While law schools typically discount the sticker tuition price for a portion of the class, 25% of J.D. students paid full price in 2018-19. Students who pay full price or close to it are more likely to come from lower socioeconomic backgrounds or be underrepresented racial minorities. Their tuition dollars subsidize the scholarships that their more advantaged classmates receive. These disparities enhance persistent inequity in law practice.1

Students borrow to pay these high prices. Three in four graduates borrow for law school at high interest rates. Among borrowers, the average 2018 graduate borrowed $115,481. This person is likely to have roughly $130,000 in debt from law school alone when they start repayment six months after graduation because interest accrues immediately on law school loans. As with scholarships, underrepresented racial minorities—not to mention women—borrow more on average for law school.2

When factoring in graduate salaries, students borrow excessively for law school.
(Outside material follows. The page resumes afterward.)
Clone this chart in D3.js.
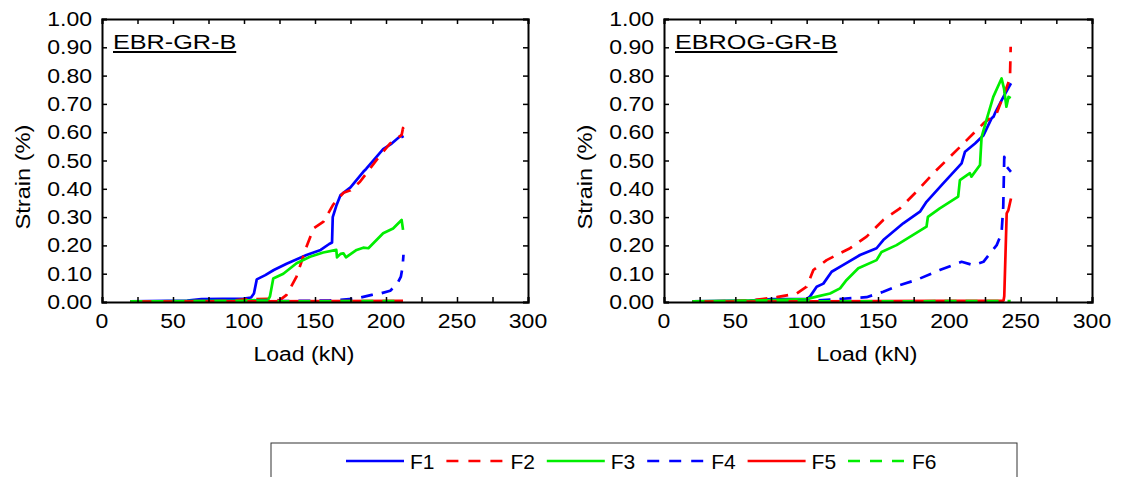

One common-sense rule in student lending provides that students should not borrow more than they expect to earn after their first year. At 94% of law schools, the median amount borrowed exceeds the median earnings in the first full year after graduation. The median debt-to-income ratio is 1.86. One in six law schools have a ratio of 3.0 or higher, which means that the median amount borrowed exceeds the median earnings by 200%.

Another common sense-rule in student lending recommends that a graduate should not devote more than 10 or 15% of income to monthly student loan obligations. The median borrower across all law schools ranges from 10.7% to 78.7% using the standard loan ten-year repayment term and the median income. The median percentage of pre-tax income devoted to debt service is 29%.3

A graduate who owes $130,000 at first payment has a monthly payment of about $1,450 on the standard plan—nearly 50% higher than the median mortgage in the United States.4 To remain in range of the recommendation, the graduate must make between $116,000 (for 15%) and $174,000 (for 10%). The median entry-level salary for 2019 graduates was $70,000. That average is generous due to non-responses and nearly double-digit unemployment.5

Changes to the federal student loan program would devastate many law schools. Law schools depend on tuition to meet their budgets. Across all law schools, 69% of revenue comes from tuition. A quarter of law schools receive at least 88% of revenue from tuition.6 With so many students borrowing, law school tuition dependency is really federal student loan dependency. Major changes to the loan program would mean major problems for law schools. Both President Obama and President Trump proposed significant changes to the federal loan program that would be less generous and thus more likely to make students stay away from law school.7 This might sound good in theory, but the reality is that it would make our profession less racially and socioeconomically diverse. We also happen to need new lawyers.

But even if the federal student loan program does not change, the cost of law school is indefensible. Law school is expensive and it is insufficient to return to prices and borrowing levels from a decade ago. The status quo threatens the long-term health of the legal profession and the legal system.
I think the latter couple of points are worth elaborating. The whole law school sector is essentially a make-work scheme by the federal government to support the economics and ideologies of otherwise unviable or unsustainable universities.

As long as federal loan guaranties continue to flow, we will have a substantial misallocation of tax revenue, human capital, and personal capital into low productivity, low value add professions and hitting the most socially and financially vulnerable the hardest.

This is not what is intended, but that is what is happening.